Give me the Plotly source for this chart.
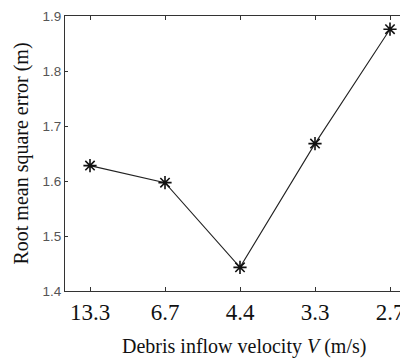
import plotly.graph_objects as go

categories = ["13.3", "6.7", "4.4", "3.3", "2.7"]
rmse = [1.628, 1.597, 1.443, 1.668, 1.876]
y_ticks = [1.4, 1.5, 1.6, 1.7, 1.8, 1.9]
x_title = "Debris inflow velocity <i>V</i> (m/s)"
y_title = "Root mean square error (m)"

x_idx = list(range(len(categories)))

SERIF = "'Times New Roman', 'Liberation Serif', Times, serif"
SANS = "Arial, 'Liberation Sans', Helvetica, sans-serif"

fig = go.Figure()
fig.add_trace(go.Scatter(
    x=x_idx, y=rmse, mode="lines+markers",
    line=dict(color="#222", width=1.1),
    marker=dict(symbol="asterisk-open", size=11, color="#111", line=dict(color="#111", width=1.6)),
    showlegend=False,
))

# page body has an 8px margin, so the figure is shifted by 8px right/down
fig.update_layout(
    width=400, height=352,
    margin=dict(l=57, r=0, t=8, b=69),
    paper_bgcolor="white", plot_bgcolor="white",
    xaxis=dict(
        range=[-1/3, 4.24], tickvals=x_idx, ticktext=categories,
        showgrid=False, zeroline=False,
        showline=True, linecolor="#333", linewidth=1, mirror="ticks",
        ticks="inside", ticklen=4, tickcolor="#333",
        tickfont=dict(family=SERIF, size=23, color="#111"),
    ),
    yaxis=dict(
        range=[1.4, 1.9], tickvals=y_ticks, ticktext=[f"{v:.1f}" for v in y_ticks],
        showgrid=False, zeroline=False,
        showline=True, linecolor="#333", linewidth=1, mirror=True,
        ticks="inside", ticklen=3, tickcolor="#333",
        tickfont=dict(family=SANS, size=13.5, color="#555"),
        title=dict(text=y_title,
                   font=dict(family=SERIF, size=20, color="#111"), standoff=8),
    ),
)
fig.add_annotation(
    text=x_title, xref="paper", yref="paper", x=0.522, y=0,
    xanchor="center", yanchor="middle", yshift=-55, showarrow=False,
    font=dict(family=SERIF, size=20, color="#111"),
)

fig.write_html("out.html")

TASK ::
Give back the whole listing as it stands, minus its pictures.

RESULT BELOW ::
Give me the Plotly source for this chart.
import plotly.graph_objects as go

categories = ["13.3", "6.7", "4.4", "3.3", "2.7"]
rmse = [1.628, 1.597, 1.443, 1.668, 1.876]
y_ticks = [1.4, 1.5, 1.6, 1.7, 1.8, 1.9]
x_title = "Debris inflow velocity <i>V</i> (m/s)"
y_title = "Root mean square error (m)"

x_idx = list(range(len(categories)))

SERIF = "'Times New Roman', 'Liberation Serif', Times, serif"
SANS = "Arial, 'Liberation Sans', Helvetica, sans-serif"

fig = go.Figure()
fig.add_trace(go.Scatter(
    x=x_idx, y=rmse, mode="lines+markers",
    line=dict(color="#222", width=1.1),
    marker=dict(symbol="asterisk-open", size=11, color="#111", line=dict(color="#111", width=1.6)),
    showlegend=False,
))

# page body has an 8px margin, so the figure is shifted by 8px right/down
fig.update_layout(
    width=400, height=352,
    margin=dict(l=57, r=0, t=8, b=69),
    paper_bgcolor="white", plot_bgcolor="white",
    xaxis=dict(
        range=[-1/3, 4.24], tickvals=x_idx, ticktext=categories,
        showgrid=False, zeroline=False,
        showline=True, linecolor="#333", linewidth=1, mirror="ticks",
        ticks="inside", ticklen=4, tickcolor="#333",
        tickfont=dict(family=SERIF, size=23, color="#111"),
    ),
    yaxis=dict(
        range=[1.4, 1.9], tickvals=y_ticks, ticktext=[f"{v:.1f}" for v in y_ticks],
        showgrid=False, zeroline=False,
        showline=True, linecolor="#333", linewidth=1, mirror=True,
        ticks="inside", ticklen=3, tickcolor="#333",
        tickfont=dict(family=SANS, size=13.5, color="#555"),
        title=dict(text=y_title,
                   font=dict(family=SERIF, size=20, color="#111"), standoff=8),
    ),
)
fig.add_annotation(
    text=x_title, xref="paper", yref="paper", x=0.522, y=0,
    xanchor="center", yanchor="middle", yshift=-55, showarrow=False,
    font=dict(family=SERIF, size=20, color="#111"),
)

fig.write_html("out.html")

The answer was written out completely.